The X-31 typically lands at 12° AoA and 175kt, and requires a 2,400m (8,000ft) ground roll. On the final landing, the pilot required just 520m to slow the aircraft enough to turn a complete circle in the middle of the runway. The ESTOL landings were fully automatic, the X-31 guided to the ground by the differential-GPS integrity beacon landing system, which is accurate to within 2cm (0.8in).

Two thrust-vectoring X-31s were built by Rockwell and MBB for the Enhanced Fighter Manoeuvrability programme, a joint venture between the US Navy, Defense Advanced Research Projects Agency, NASA and Germany, conducted between 1990 and 1995. One crashed and the surviving aircraft was returned to flight in 2001 for the VECTOR programme.

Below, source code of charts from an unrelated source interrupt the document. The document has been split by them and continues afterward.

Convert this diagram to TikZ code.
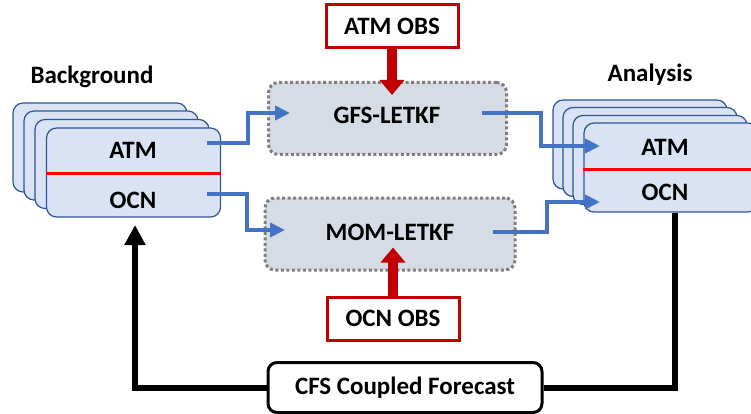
\documentclass[tikz,border=0pt]{standalone}
\usepackage{fontspec}
\setmainfont{Carlito}
\usetikzlibrary{arrows.meta,calc}
\definecolor{boxblue}{HTML}{DAE3F3}
\definecolor{edgeblue}{HTML}{2F5597}
\definecolor{lineblue}{HTML}{4472C4}
\definecolor{letkffill}{HTML}{D6DCE5}
\definecolor{obsred}{HTML}{C00000}
\definecolor{dotgray}{HTML}{7F7F7F}
\begin{document}
\begin{tikzpicture}[x=1pt,y=-1pt,
  font=\bfseries\fontsize{25}{28}\selectfont,
  stackbox/.style={draw=edgeblue, fill=boxblue, line width=1.2pt, rounded corners=10pt,
    minimum width=174pt, minimum height=89pt, inner sep=0pt},
  letkf/.style={draw=dotgray, fill=letkffill, line width=3pt, dash pattern=on 3pt off 2.5pt,
    rounded corners=10pt, minimum width=238pt, minimum height=72pt, inner sep=0pt},
  obs/.style={draw=obsred, fill=white, line width=3pt, minimum width=132pt,
    minimum height=43pt, inner sep=0pt},
  cfsbox/.style={draw=black, fill=white, line width=3pt, rounded corners=9pt,
    minimum width=274pt, minimum height=50pt, inner sep=0pt},
  lbl/.style={inner sep=0pt},
  barrow/.style={lineblue, line width=4pt, -{Triangle[length=15pt,width=14pt]}},
  rarrow/.style={obsred, line width=10pt, -{Triangle[length=15pt,width=24pt]}},
  karrow/.style={black, line width=6pt, line join=miter, -{Triangle[length=20pt,width=20pt]}},
  kline/.style={black, line width=6pt, line join=miter},
  redline/.style={red, line width=3pt}
]
\useasboundingbox (0,0) rectangle (751,414);

% Background stack
\node[stackbox] (bg0) at (100,147.5) {};
\node[stackbox] (bg1) at (111,155.5) {};
\node[stackbox] (bg2) at (122,164) {};
\node[stackbox] (bgF) at (133.5,172.5) {};
\draw[redline] (bgF.west |- 0,173) -- (bgF.east |- 0,173);
\node[lbl] (bgatm) at (133,150) {ATM};
\node[lbl] (bgocn) at (133,200) {OCN};
\node[lbl] (bglab) at (92,77) {Background};

% Analysis stack
\node[stackbox] (an0) at (640,144.5) {};
\node[stackbox] (an1) at (650,152) {};
\node[stackbox] (an2) at (660,160) {};
\node[stackbox] (anF) at (671,167.5) {};
\draw[redline] (anF.west |- 0,169) -- (anF.east |- 0,169);
\node[lbl] (anatm) at (665,147) {ATM};
\node[lbl] (anocn) at (665,192) {OCN};
\node[lbl] (anlab) at (650,75) {Analysis};

% LETKF boxes
\node[letkf] (gfs) at (387.5,118.5) {};
\node[lbl] at (387,115) {GFS-LETKF};
\node[letkf, minimum width=250pt] (mom) at (390,234) {};
\node[lbl] at (390,232) {MOM-LETKF};

% OBS boxes
\node[obs] (atmobs) at (392,26) {ATM OBS};
\node[obs] (ocnobs) at (393,318.5) {OCN OBS};

% CFS box
\node[cfsbox] (cfs) at (405,387.5) {CFS Coupled Forecast};

% blue connectors
\coordinate (bA) at (207,143);
\coordinate (gIn) at (290,113);
\coordinate (gOut) at (482,113);
\coordinate (aAin) at (600,146);
\coordinate (bO) at (207,194);
\coordinate (mIn) at (285,230);
\coordinate (mOut) at (493,232);
\coordinate (aOin) at (600,202);
\draw[barrow] (bA) -- (248,143) |- (gIn);
\draw[barrow] (gOut) -- (541,113) |- (aAin);
\draw[barrow] (bO) -- (247,194) |- (mIn);
\draw[barrow] (mOut) -- (547,232) |- (aOin);

% red arrows
\draw[rarrow] (atmobs.south) -- ++(0,46);
\draw[rarrow] (ocnobs.north) -- ++(0,-48);

% black loop
\coordinate (bgIn) at (135,225);
\coordinate (anOut) at (675,213);
\draw[karrow] (cfs.west) -| (bgIn);
\draw[kline] (anOut) |- (cfs.east);
\end{tikzpicture}
\end{document}
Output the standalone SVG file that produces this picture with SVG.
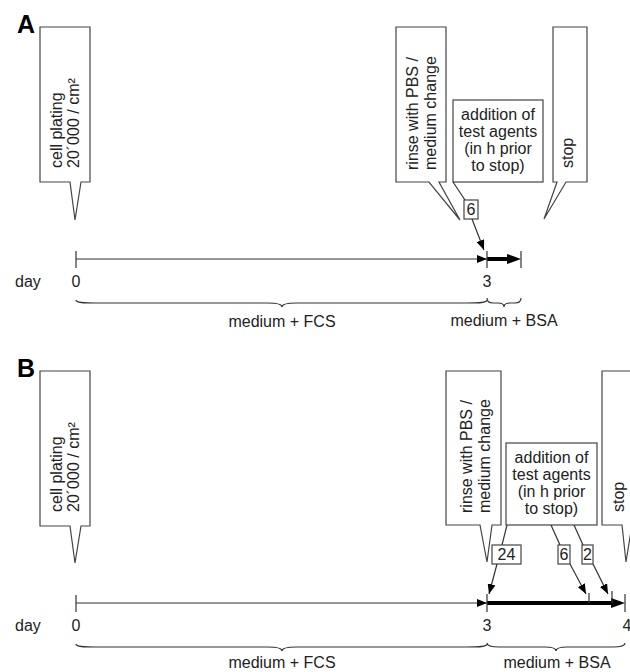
<svg xmlns="http://www.w3.org/2000/svg" width="630" height="672" viewBox="0 0 630 672">
<style>
text{font-family:"Liberation Sans",Arial,sans-serif;font-size:16px;fill:#222}
.lbl{font-weight:bold;font-size:25px;fill:#000}
.box{fill:#fff;stroke:#444;stroke-width:1.2}
.ln{fill:none;stroke:#333;stroke-width:1.2}
.thick{fill:none;stroke:#000;stroke-width:4}
.tick{stroke:#333;stroke-width:1.2}
.brace{fill:none;stroke:#333;stroke-width:1.2}
.mid{text-anchor:middle}
</style>
<defs>
<marker id="ah" markerUnits="userSpaceOnUse" markerWidth="10" markerHeight="8" refX="10" refY="4" orient="auto"><path d="M0,0 L10,4 L0,8 z" fill="#000"/></marker>
<marker id="ahT" markerUnits="userSpaceOnUse" markerWidth="14" markerHeight="10" refX="8" refY="5" orient="auto"><path d="M0,0 L14,5 L0,10 z" fill="#000"/></marker>
</defs>

<!-- Panel A -->
<g id="labelA"><text class="lbl" x="17" y="33">A</text></g>
<g id="A-plating">
<path class="box" d="M40,27 H90 V182 H81 L75,220 L70,182 H40 Z"/>
<text transform="translate(61.5,168) rotate(-90)">cell plating</text>
<text transform="translate(79,168) rotate(-90)">20´000 / cm²</text>
</g>
<g id="A-rinse">
<path class="box" d="M396,27 H446 V182 H439 L460,220 L429,182 H396 Z"/>
<text transform="translate(418,170) rotate(-90)">rinse with PBS /</text>
<text transform="translate(436,170) rotate(-90)">medium change</text>
</g>
<g id="A-addition">
<rect class="box" x="453" y="100" width="90" height="82"/>
<text class="mid" x="498" y="120">addition of</text>
<text class="mid" x="498" y="137">test agents</text>
<text class="mid" x="498" y="154">(in h prior</text>
<text class="mid" x="498" y="171">to stop)</text>
</g>
<g id="A-stop">
<path class="box" d="M553,27 H587 V182 H566 L544,219 L557,182 H553 Z"/>
<text transform="translate(573,168) rotate(-90)">stop</text>
</g>
<g id="A-6">
<rect class="box" x="464" y="200" width="14" height="19"/>
<text class="mid" x="471" y="215">6</text>
</g>
<g id="A-axis">
<text x="15" y="287">day</text>
<text class="mid" x="76" y="287">0</text>
<text class="mid" x="487" y="287">3</text>
<text class="mid" x="282" y="327">medium + FCS</text>
<text class="mid" x="504" y="326">medium + BSA</text>
</g>

<!-- Panel B -->
<g id="labelB"><text class="lbl" x="17" y="377">B</text></g>
<g id="B-plating">
<path class="box" d="M40,371 H90 V526 H81 L75,563 L70,526 H40 Z"/>
<text transform="translate(61.5,512) rotate(-90)">cell plating</text>
<text transform="translate(79,512) rotate(-90)">20´000 / cm²</text>
</g>
<g id="B-rinse">
<path class="box" d="M446,371 H501 V525 H492 L487,562 L480,525 H446 Z"/>
<text transform="translate(472,513) rotate(-90)">rinse with PBS /</text>
<text transform="translate(490,513) rotate(-90)">medium change</text>
</g>
<g id="B-addition">
<rect class="box" x="506" y="443" width="91" height="82"/>
<text class="mid" x="551.5" y="463">addition of</text>
<text class="mid" x="551.5" y="480">test agents</text>
<text class="mid" x="551.5" y="497">(in h prior</text>
<text class="mid" x="551.5" y="514">to stop)</text>
</g>
<g id="B-stop">
<path class="box" d="M602,371 H640 V525 H632 L626,562 L622,525 H602 Z"/>
<text transform="translate(624,512) rotate(-90)">stop</text>
</g>
<g id="B-24">
<rect class="box" x="492" y="545" width="29" height="19"/>
<text class="mid" x="506.5" y="560">24</text>
</g>
<g id="B-6">
<rect class="box" x="558" y="545" width="12" height="19"/>
<text class="mid" x="564" y="560">6</text>
</g>
<g id="B-2">
<rect class="box" x="582" y="545" width="11" height="19"/>
<text class="mid" x="587.5" y="560">2</text>
</g>
<g id="B-axis">
<text x="15" y="631">day</text>
<text class="mid" x="76" y="631">0</text>
<text class="mid" x="487" y="631">3</text>
<text class="mid" x="627" y="631">4</text>
<text class="mid" x="282" y="668">medium + FCS</text>
<text class="mid" x="557" y="668">medium + BSA</text>
</g>

<g id="connectors">
<!-- A -->
<line class="ln" x1="453" y1="182" x2="465" y2="200"/>
<line class="ln" x1="472" y1="219" x2="484" y2="250" marker-end="url(#ah)"/>
<line class="ln" x1="76" y1="259" x2="487" y2="259" marker-end="url(#ah)"/>
<line class="thick" x1="487" y1="259" x2="515" y2="259" marker-end="url(#ahT)"/>
<line class="tick" x1="76" y1="251" x2="76" y2="268"/>
<line class="tick" x1="487" y1="251" x2="487" y2="268"/>
<line class="tick" x1="521" y1="251" x2="521" y2="268"/>
<path class="brace" d="M76,300 C76,303 84,303 96,303 L268,303 C276,303 282,304 282,307 C282,304 288,303 296,303 L467,303 C479,303 487,303 487,300"/>
<path class="brace" d="M487,298 C487,302 489,303 493,303 L498,303 C501,303 504,304 504,307 C504,304 507,303 510,303 L515,303 C519,303 521,302 521,298"/>
<!-- B -->
<line class="ln" x1="507" y1="525" x2="502" y2="545"/>
<line class="ln" x1="551" y1="525" x2="560" y2="545"/>
<line class="ln" x1="574" y1="525" x2="583" y2="545"/>
<line class="ln" x1="497" y1="564" x2="489" y2="594" marker-end="url(#ah)"/>
<line class="ln" x1="570" y1="564" x2="586" y2="594" marker-end="url(#ah)"/>
<line class="ln" x1="593" y1="564" x2="608" y2="594" marker-end="url(#ah)"/>
<line class="ln" x1="76" y1="603" x2="487" y2="603" marker-end="url(#ah)"/>
<line class="thick" x1="487" y1="603" x2="619" y2="603" marker-end="url(#ahT)"/>
<line class="tick" x1="76" y1="595" x2="76" y2="612"/>
<line class="tick" x1="487" y1="594" x2="487" y2="612"/>
<line class="tick" x1="589" y1="593" x2="589" y2="603"/>
<line class="tick" x1="612" y1="591" x2="612" y2="603"/>
<line class="tick" x1="625" y1="594" x2="625" y2="612"/>
<path class="brace" d="M76,644 C76,647 84,647 96,647 L268,647 C276,647 282,648 282,651 C282,648 288,647 296,647 L467,647 C479,647 487,647 487,644"/>
<path class="brace" d="M487,643 C487,646 491,647 499,647 L545,647 C552,647 556,648 556,651 C556,648 560,647 567,647 L613,647 C621,647 625,646 625,643"/>
</g>
</svg>
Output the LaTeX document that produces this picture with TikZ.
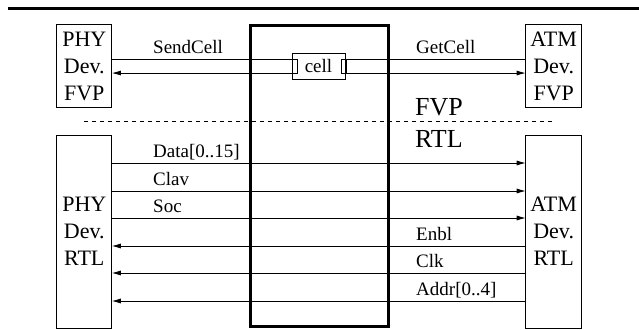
\documentclass[tikz,border=0pt]{standalone}
\usepackage{fontspec}
\setmainfont{Liberation Serif}
\usetikzlibrary{arrows.meta,positioning}
\tikzset{%
    unit/.style={inner sep=0pt,outer sep=0pt,shape=rectangle,draw,line width=0.8pt,align=center,font=\fontsize{22}{27}\selectfont},
    core/.style={inner sep=0pt,outer sep=0pt,shape=rectangle,draw,line width=3pt},
    port/.style={inner sep=0pt,outer sep=0pt,shape=rectangle,draw,line width=0.8pt,minimum width=5pt,minimum height=13.5pt},
    sig/.style={line width=0.8pt,>={Latex[length=9pt,width=5pt]}},
    lab/.style={anchor=base west,inner sep=0pt,font=\fontsize{19}{22}\selectfont},
    level/.style={anchor=base west,inner sep=0pt,font=\fontsize{26}{30}\selectfont},
}
\begin{document}
\begin{tikzpicture}[x=1pt,y=-1pt]
        \useasboundingbox (0,0) rectangle (639,329);
        \draw[line width=3pt] (8,8.3) -- (639,8.3);

        \node[core,minimum width=138pt,minimum height=300pt] (bus) at (319,176) {};

        % FVP level
        \node[unit,minimum width=55pt,minimum height=83pt] (phyfvp) at (84.3,66.3) {PHY\\Dev.\\FVP};
        \node[unit,minimum width=56pt,minimum height=83pt] (atmfvp) at (553.7,66.3) {ATM\\Dev.\\FVP};
        \node[port,fill=white,minimum width=53pt,minimum height=26pt,font=\fontsize{19}{21}\selectfont] (cell) at (318.5,66.3) {cell};
        \node[port] (cin) at (294.5,66.3) {};
        \node[port] (cout) at (343.5,66.3) {};
          \draw[sig] (cin.north west) -- (cin.north west -| phyfvp.east);
          \draw[sig,->] (cin.south west) -- (cin.south west -| phyfvp.east);
          \draw[sig] (cout.north east) -- (cout.north east -| atmfvp.west);
          \draw[sig,->] (cout.south east) -- (cout.south east -| atmfvp.west);
        \node[lab] (send) at (153,53) {SendCell};
        \node[lab] (get) at (416,53) {GetCell};

        \draw[line width=0.8pt,dash pattern=on 4pt off 4pt] (84,121) -- (553,121);
        \node[level] (fvp) at (415,115) {FVP};
        \node[level] (rtl) at (415,147) {RTL};

        % RTL level
        \node[unit,minimum width=55pt,minimum height=193pt] (phyrtl) at (84.3,231.5) {PHY\\Dev.\\RTL};
        \node[unit,minimum width=56pt,minimum height=193pt] (atmrtl) at (553.7,231.5) {ATM\\Dev.\\RTL};
        \foreach \y/\txt [count=\i] in {163/{Data[0..15]},191/Clav,218/Soc}{
          \draw[sig,->] (phyrtl.east |- 0,\y) -- (atmrtl.west |- 0,\y);
          \node[lab] (in\i) at (153,\y-6) {\txt};
        }
        \foreach \y/\txt [count=\i] in {246/Enbl,273/Clk,301/{Addr[0..4]}}{
          \draw[sig,<-] (phyrtl.east |- 0,\y) -- (atmrtl.west |- 0,\y);
          \node[lab] (out\i) at (416,\y-6) {\txt};
        }
      \end{tikzpicture}
\end{document}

NASA has completed the first phase of the flight testing of a modified Boeing F/A-18 under the Active Aeroelastic Wing (AAW) programme. The AAW project aims to determine the advantages of twisting flexible wings for roll control at transonic and supersonic speeds, and will help design lighter, more flexible high aspect-ratio wings for future combat aircraft. The first phase of testing covered 50 data-gathering flights at altitudes from 5,000ft (1,530m) to 25,000ft and speeds from Mach 0.8 to 1.3. Boeing Phantom Works will use the data to develop control-law software for the second phase of AAW tests, planned for early 2004.